Il buio svolge un ruolo importante anche per il ritmo dello spettacolo, penso alle dissolvenze al nero cinematografiche…
Il montaggio in teatro è ancora più delicato e fragile, perché al contrario del montaggio cinematografico non è fissato, e può sbilanciare il risultato finale. Ho lavorato in uno spettacolo dove ad ogni cambio di scena corrispondeva un passaggio di tempo. Insieme con la regista, abbiamo impostato una transizione sempre uguale: una luce scende velocemente mentre un’altra entra a stacco. Abbiamo cercato di creare un codice ben definito, come il flashback cinematografico, per creare un piccolo segno.
Nei teatri di oggi esiste il buio vero? Le uscite di emergenza sono sempre illuminate.
A volte chiedo di spegnere i faretti di emergenza solo all’inizio o solo alla fine, se lo spettacolo lo richiede. Se un personaggio deve entrare come un’apparizione, ad esempio, la figura ha bisogno di emergere da quello spazio infinito che il buio crea. Se le quinte sono mezze illuminate, e si intravedono le americane, il sipario…si perde tantissimo.
Mi hanno raccontato – credo sia vero o comunque plausibile – che la prima cosa che fa Bob Wilson quando entra in uno spazio è fare il buio. Poi, quando gli occhi si sono abituati all’oscurità, compaiono tutte le piccole fonti di luce prima invisibili. Fa chiudere anche quelle, e va avanti così fino al buio vero.

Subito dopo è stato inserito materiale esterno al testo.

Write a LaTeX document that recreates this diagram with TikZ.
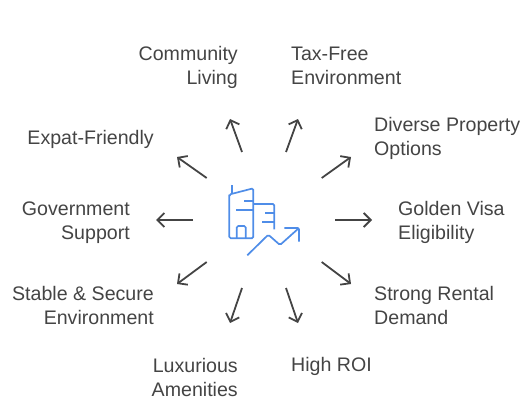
\documentclass[tikz,border=0pt]{standalone}
\usepackage{fontspec}
\setmainfont{Liberation Sans}
\definecolor{textgray}{HTML}{444444}
\definecolor{iconblue}{HTML}{4F8DE8}
\tikzset{
  lefttext/.style={anchor=east,align=right,text=textgray,inner sep=0pt,font=\fontsize{19.6}{24}\selectfont},
  righttext/.style={anchor=west,align=left,text=textgray,inner sep=0pt,font=\fontsize{19.6}{24}\selectfont},
  spoke/.style={draw=textgray,line width=1.8pt,-{Straight Barb[length=7pt,width=14pt,line width=1.8pt]}},
  iconline/.style={draw=iconblue,line width=1.7pt,rounded corners=1.5pt}
}
\usetikzlibrary{arrows.meta}

\begin{document}
\begin{tikzpicture}[x=1pt,y=-1pt]

\useasboundingbox (0,0) rectangle (526,414);

\node[lefttext] (community) at (238,67) {Community\\Living};
\node[righttext] (taxfree) at (291,66) {Tax-Free\\Environment};
\node[righttext] (diverse) at (374,138) {Diverse Property\\Options};
\node[lefttext] (expat) at (154,139) {Expat-Friendly};
\node[lefttext] (government) at (130,223) {Government\\Support};
\node[righttext] (golden) at (398,222.5) {Golden Visa\\Eligibility};
\node[lefttext] (stable) at (154,305) {Stable \& Secure\\Environment};
\node[righttext] (rental) at (374,305) {Strong Rental\\Demand};
\node[lefttext] (luxury) at (238,377) {Luxurious\\Amenities};
\node[righttext] (roi) at (291,366) {High ROI};

% ends of the arrows
\coordinate (a1) at (242,152);   \coordinate (b1) at (230,119);
\coordinate (a2) at (286,152);   \coordinate (b2) at (298,119);
\coordinate (a3) at (321.7,178); \coordinate (b3) at (351,157);
\coordinate (a4) at (335,220);   \coordinate (b4) at (372,220);
\coordinate (a5) at (321.7,262); \coordinate (b5) at (351,284);
\coordinate (a6) at (286,288);   \coordinate (b6) at (298,323);
\coordinate (a7) at (242,288);   \coordinate (b7) at (230,323);
\coordinate (a8) at (206.7,262); \coordinate (b8) at (177,284);
\coordinate (a9) at (193,220);   \coordinate (b9) at (156,220);
\coordinate (a10) at (206.7,178); \coordinate (b10) at (177,157);

\draw[spoke] (a1) -- (b1);
\draw[spoke] (a2) -- (b2);
\draw[spoke] (a3) -- (b3);
\draw[spoke] (a4) -- (b4);
\draw[spoke] (a5) -- (b5);
\draw[spoke] (a6) -- (b6);
\draw[spoke] (a7) -- (b7);
\draw[spoke] (a8) -- (b8);
\draw[spoke] (a9) -- (b9);
\draw[spoke] (a10) -- (b10);

% building and trend line
\draw[iconline] (232.3,185) -- (232.3,193.3);
\draw[iconline] (229.3,196) -- (229.3,194.5) -- (253.3,188.3) -- (253.3,238.3) -- (229.3,238.3) -- cycle;
\draw[iconline] (244,201) -- (253.3,201);
\draw[iconline] (236,210) -- (253.3,210);
\draw[iconline] (253.3,204) -- (274.3,204) -- (274.3,229.3);
\draw[iconline] (265,212.7) -- (274.3,212.7);
\draw[iconline] (262.3,221.7) -- (274.3,221.7);
\draw[iconline] (236.7,238.3) -- (236.7,226) -- (245.7,226) -- (245.7,238.3);
\draw[iconline] (247.3,255.3) -- (268.3,234.7) -- (280,245) -- (299,228);
\draw[iconline] (284.3,228) -- (299,228) -- (299,241.7);

\end{tikzpicture}
\end{document}
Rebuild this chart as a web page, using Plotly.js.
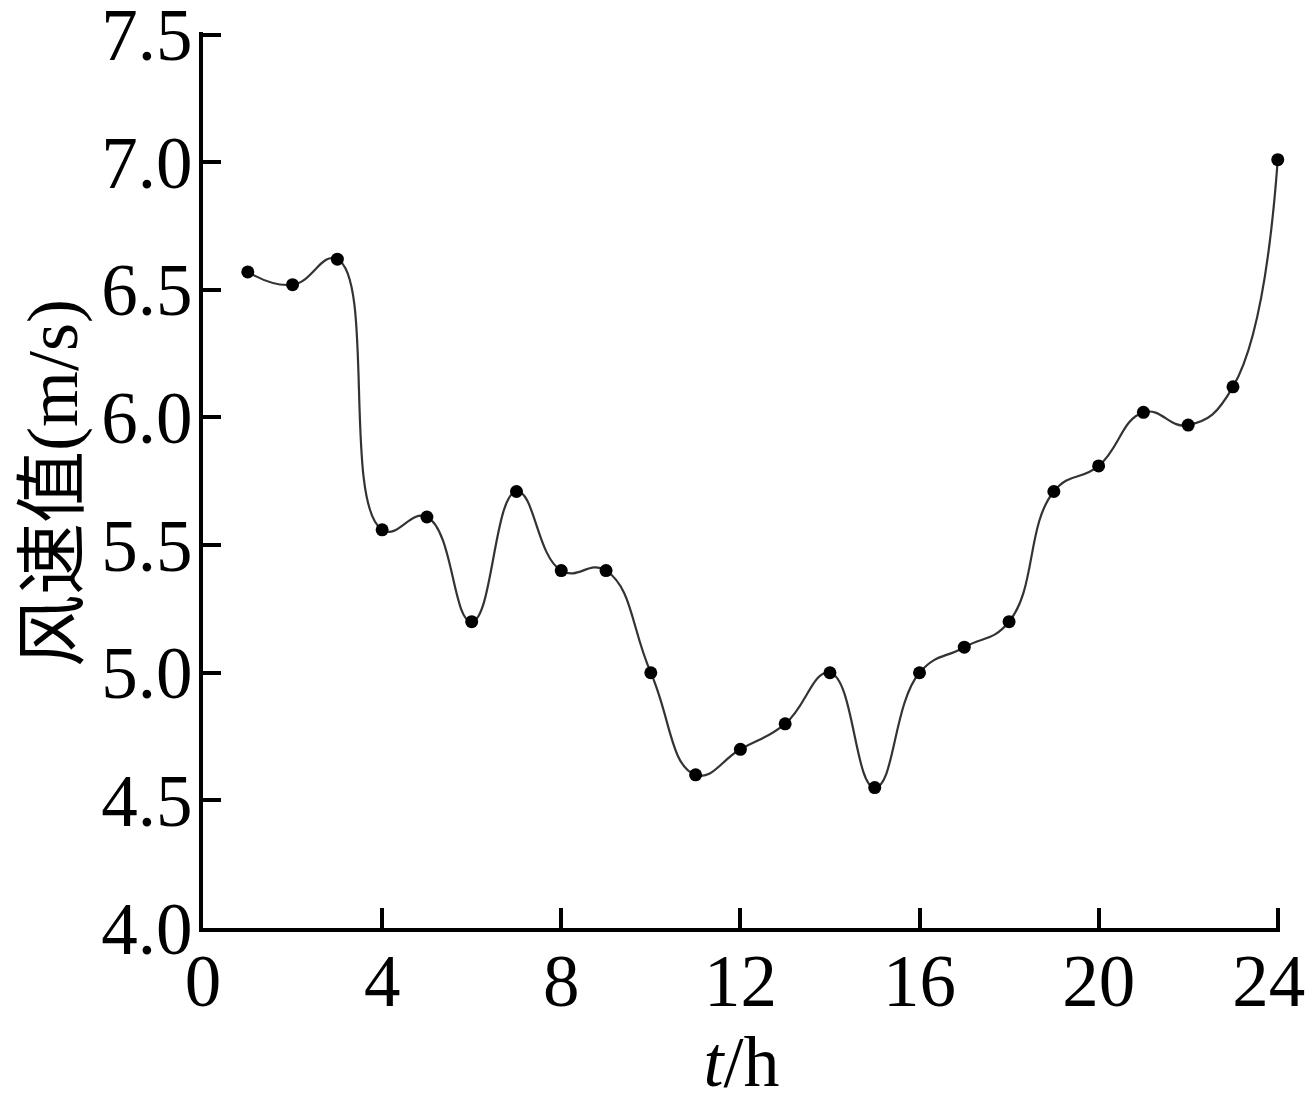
<!DOCTYPE html>
<html>
<head>
<meta charset="utf-8">
<script src="https://cdn.plot.ly/plotly-3.0.1.min.js"></script>
<style>html,body{margin:0;padding:0;background:#fff;}#chart{width:1307px;height:1107px;}</style>
</head>
<body>
<div id="chart"></div>
<script>
const hours = [1,2,3,4,5,6,7,8,9,10,11,12,13,14,15,16,17,18,19,20,21,22,23,24];
const windSpeed = [6.57,6.52,6.62,5.56,5.61,5.20,5.71,5.40,5.40,5.00,4.60,4.70,4.80,5.00,4.55,5.00,5.10,5.20,5.71,5.81,6.02,5.97,6.12,7.01];
const xTicks = [0,4,8,12,16,20,24];
const xTickText = ['0','4','8','12','16','20','24\u00a0'];
const yTicks = [4.0,4.5,5.0,5.5,6.0,6.5,7.0,7.5];
const yTickText = ['4.0','4.5','5.0','5.5','6.0','6.5','7.0','7.5'];
const yTitle = '<span style="font-family:\'Noto Sans CJK SC\'">风速值</span>(m/s)';
const xTitle = '<i>t</i>/h';

const serif = '"Liberation Serif", "Times New Roman", serif';

Plotly.newPlot('chart', [{
  x: hours,
  y: windSpeed,
  type: 'scatter',
  mode: 'lines+markers',
  line: {shape: 'spline', smoothing: 1.3, color: '#333', width: 2.2},
  marker: {size: 13, color: '#000'},
  cliponaxis: false
}], {
  width: 1307, height: 1107,
  margin: {l: 203, r: 27, t: 32, b: 179},
  paper_bgcolor: '#fff', plot_bgcolor: '#fff',
  showlegend: false,
  font: {family: serif, color: '#000'},
  xaxis: {
    range: [0, 24.05], tickvals: xTicks, ticktext: xTickText,
    showgrid: false, zeroline: false,
    showline: true, linecolor: '#000', linewidth: 4,
    ticks: 'inside', ticklen: 20, tickwidth: 4, tickcolor: '#000',
    tickfont: {family: serif, size: 73, color: '#000'},
    ticklabelstandoff: -14, ticklabeloverflow: 'allow',
    title: {text: xTitle, font: {family: serif, size: 72, color: '#000'}, standoff: 10}
  },
  yaxis: {
    range: [4.0, 7.51], tickvals: yTicks, ticktext: yTickText,
    showgrid: false, zeroline: false,
    showline: true, linecolor: '#000', linewidth: 4,
    ticks: 'inside', ticklen: 18, tickwidth: 4, tickcolor: '#000',
    tickfont: {family: serif, size: 73, color: '#000'},
    ticklabelstandoff: -8, ticklabeloverflow: 'allow'
  },
  annotations: [{
    text: yTitle, xref: 'paper', yref: 'paper', x: 0, y: 0.5,
    xanchor: 'center', yanchor: 'middle', xshift: -158, yshift: -3,
    textangle: -90, showarrow: false, borderpad: 0,
    font: {family: serif, size: 72, color: '#000'}
  }]
}, {staticPlot: true});
</script>
</body>
</html>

Probabile; a livello di retina, quando ad una situazione di luce segue il buio, ma c’è una qualche fonte di luce, l’occhio vi si appiglia subito. Non c’è scampo, percepisce subito lo spazio.
E il buio è uno spazio di per sé?
Il buio aumenta, dilata lo spazio. È anche uno spazio, e non è vuoto. A teatro il buio può essere agito, giocato, raggirato. Nella realtà è diverso.
C’è un racconto di Asimov, Notturno, nel quale gli abitanti di un mondo con sei soli non hanno mai conosciuto il buio vero. Finché non si verifica un’eclissi totale, con reazioni impreviste…
Infatti nella realtà il buio ha un impatto molto più forte. Modifica gli eventi e le presenze. Nel buio c’è un’immagine che si cancella. Avere un’illuminazione da destra o da sinistra, nella realtà, cambia radicalmente la nostra percezione. Non è come a teatro, dove in qualche modo ti aspetti un uso espressivo della luce.
E la luce che spazio è?
È una materia attiva che mette in relazione lo spazio con tutta la vita che esso può contenere. Dà vita e trae dal buio le cose e le persone. Crea le distanze, le relazioni e il rapporto tra l’essere e l’essere visto, concetto fondamentale per il teatro. È anche un elemento della quotidianità che ha moltissimo a che fare con la scansione del tempo.
Qual è il tuo apporto creativo ad un progetto?
Per un luciaio è basilare assistere alle prove e leggere il testo. Poi si può sperimentare.
La luce può nascere da tante cose: lo spazio, i movimenti che fa un attore, il testo. Il periodo delle prove è utile per fare dei tentativi, per verificare quello che hai immaginato. E se il rapporto tra luciaio e regista è forte, il risultato sarà forte. A me piace portare idee, esprimermi. E non fare effetti solo per “masturbare l’occhio”, come diceva Carmelo Bene.
Come mai ti definisci luciaio?
Ombrellaio, calzolaio, macellaio: sono lavori artigianali. È vero, c’è tanta tecnologia di mezzo, ma il luciaio è ancora colui che sperimenta e tocca con mano gli strumenti della luce. Non è un lavoro da monitor: quando fai un puntamento e devi direzionare la luce, prendi un proiettore in mano, stringi, allarghi, e intanto osservi e costruisci. Mi sento più luciaio che light designer.